The hyperlocal news platform Patch has been put through the wringer. In the 12 years since its launch, Patch has been bought and sold multiple times. Each purchase led to new editorial strategies and plans for helping the network become sustainable and profitable. Now, more than five years after Patch was spun off by AOL and sold to Hale Global, it looks like the hyperlocal news network has finally found a monetization strategy that works.
Over the course of the past year, Patch has dialed back its digital advertising programs and put more emphasis on transactional payments. The majority of those transactional payments are now tied to the network’s hyperlocal calendars.
Each of Patch’s hyperlocal news websites features its own events calendar where visitors can find information about events happening in their local communities. Individual readers can post events on their own local calendars for free, but they need to pay to have their listings posted on other towns’ calendars. Patch charges $1 per day, per town to place listings on its hyperlocal calendars. Paid events listings are also featured at the top of the local news pages, spotlighted on article pages, broadcasted to Patch’s local Facebook feeds, and given preference in Patch’s daily newsletters.
In an interview with Axios, Patch CEO Warren St. John said revenue from selling access to hyperlocal calendars has grown 110% year-over-year. Patch is now generating in the “low single-digit millions” in revenue from its hyperlocal calendars. The average transaction size for a event listing is $48, because most people choose to promote events on multiple days and multiple town calendars.
One of the reasons why hyperlocal calendars have been lucrative for Patch is because the calendars require minimal management. Visitors can add events to the calendars on their own by entering a bit of text and uploading photos. Payments are handled through a self-serve system, and on-site transactions are being conducted with Stripe, PayPal, and Apple Pay.
Calendar payments are Patch’s first foray into local transactions. With these early successes, though, the hyperlocal network is now looking into other local transactions to monetize. (To learn more about how to paid listings actually work, click here.)

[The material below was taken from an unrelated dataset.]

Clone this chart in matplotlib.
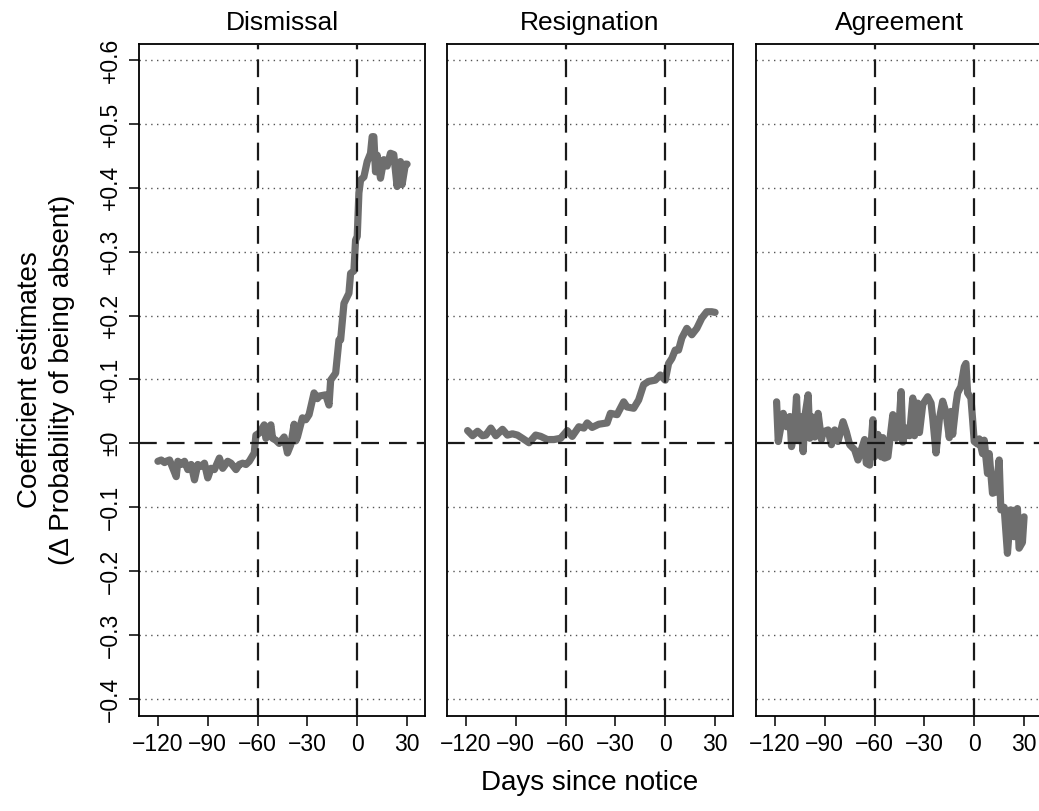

Hyperlocal Calendars — The Big Picture
For hyperlocal news publishers, launching an online calendar can be a game changer. Not only do local events calendars fill a void in the community, but they are highly profitable. Local businesses will pay a premium to post information about their events.

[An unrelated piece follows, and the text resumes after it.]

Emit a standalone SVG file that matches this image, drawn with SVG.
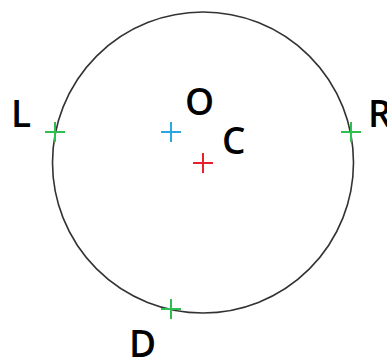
<svg xmlns="http://www.w3.org/2000/svg" width="387" height="360" viewBox="0 0 387 360">
<style>
.lbl{font-family:"Open Sans","Noto Sans",sans-serif;font-size:37px;font-weight:600;fill:#000}
.x{stroke-width:2;fill:none}
.g{stroke:#2fbf4f}
</style>
<rect width="387" height="360" fill="#fff"/>
<g id="circle">
<circle cx="203" cy="162.5" r="150.5" fill="none" stroke="#333" stroke-width="1.6"/>
</g>
<g id="L">
<path class="x g" d="M45 132H65M55 122V142"/>
<text class="lbl" x="11" y="127">L</text>
</g>
<g id="R">
<path class="x g" d="M341 132H361M351 122V142"/>
<text class="lbl" x="368" y="127">R</text>
</g>
<g id="D">
<path class="x g" d="M161 309H181M171 299V319"/>
<text class="lbl" x="129" y="357">D</text>
</g>
<g id="O">
<path class="x" stroke="#29a8e0" d="M161 132H181M171 122V142"/>
<text class="lbl" x="185" y="115">O</text>
</g>
<g id="C">
<path class="x" stroke="#e8202a" d="M193 163H213M203 153V173"/>
<text class="lbl" x="222" y="154">C</text>
</g>
<g id="connectors"/>
</svg>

Publishers can squeeze even more revenue from their hyperlocal calendars when they sell add-on services, like cross-promoting premium event listings on their social media channels or in their email newsletters.
For the most part, transactions that involve selling listings on hyperlocal calendars can be entirely managed through self-serve portals. That means publishers don’t need to hire employees to manage calendar sales in the same way they would with digital display advertising.

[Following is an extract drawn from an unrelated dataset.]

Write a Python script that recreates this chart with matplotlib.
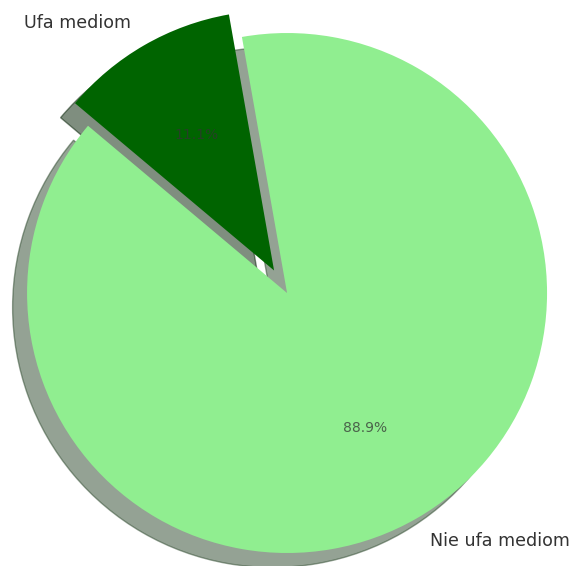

Generating revenue by selling event listings on hyperlocal calendars also works because it doesn’t rely on payments from individual readers. While some publishers are finding success monetizing their websites through subscription and membership programs, those strategies rely on significant buy in from readers. Time and time again, local publishers have found that getting people to pay for local news is difficult. Getting people to pay for a local service, like posting events on a hyperlocal calendar, tends to be an easier sell.
In addition to charging to post local events, digital publishers like Patch are finding success by charging visitors to post classified ads and real estate listings on their websites.